The Relationship Between Ownership and Production
The daily fantasy market is still inefficient, especially in GPPs, but that doesn’t mean the crowd can’t locate the best plays. Consider these two scenarios:
Scenario 1: Peyton Manning (35%), Tom Brady (25%), Drew Brees (15%)
Scenario 2: Peyton Manning (15%), Tom Brady (13%), Drew Brees (12%)
In both cases, we have Manning, Brady, and Brees as the three highest-owned quarterbacks in tournaments. In that way, the crowd might be “right” in that the most valuable players (in terms of dollars per point) are in the most lineups.
But these are two fundamentally different situations when we talk about usable value, with Manning and his 35 percent ownership in the first scenario offering far less usable tournament value than his 15 percent ownership in the second. Same player, same price, fundamentally different amount of actual tournament value based on projected ownership.

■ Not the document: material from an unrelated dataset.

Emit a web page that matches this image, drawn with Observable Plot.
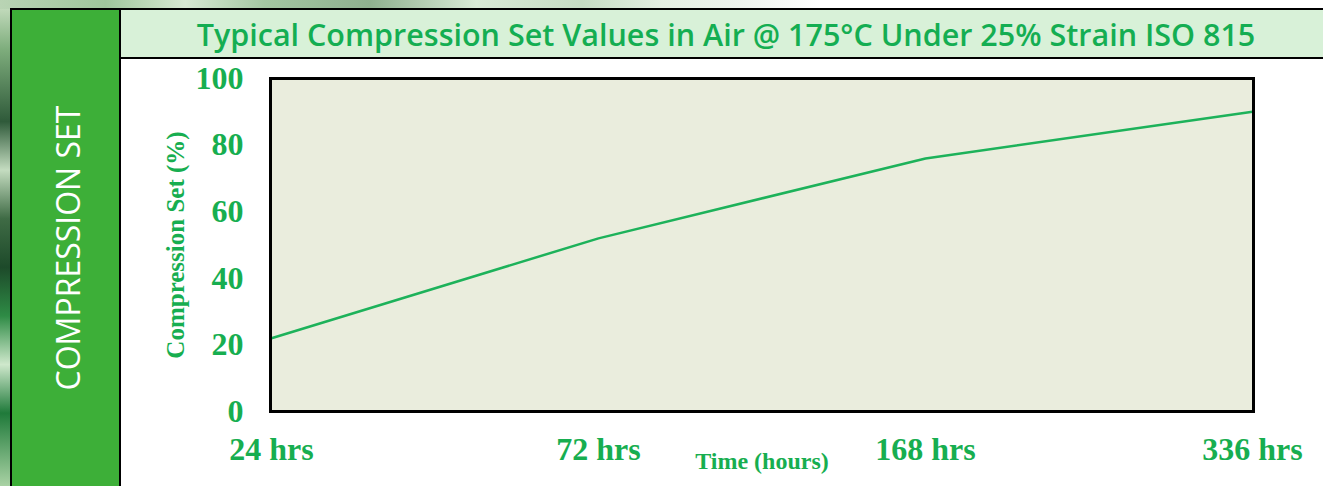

For the most part, I still think daily fantasy sports players play too much chalk in GPP’s, i.e. closer to the first scenario. That means that, as a group, we’re good at finding dollar per point value—which fits with the wisdom of the crowd theory—but poor at identifying usable tournament value. With the first type of value, biases get “factored out” such that player rankings become quite sharp. With the second, those biases don’t, and thus ownership often doesn’t reflect the relative probabilities of success.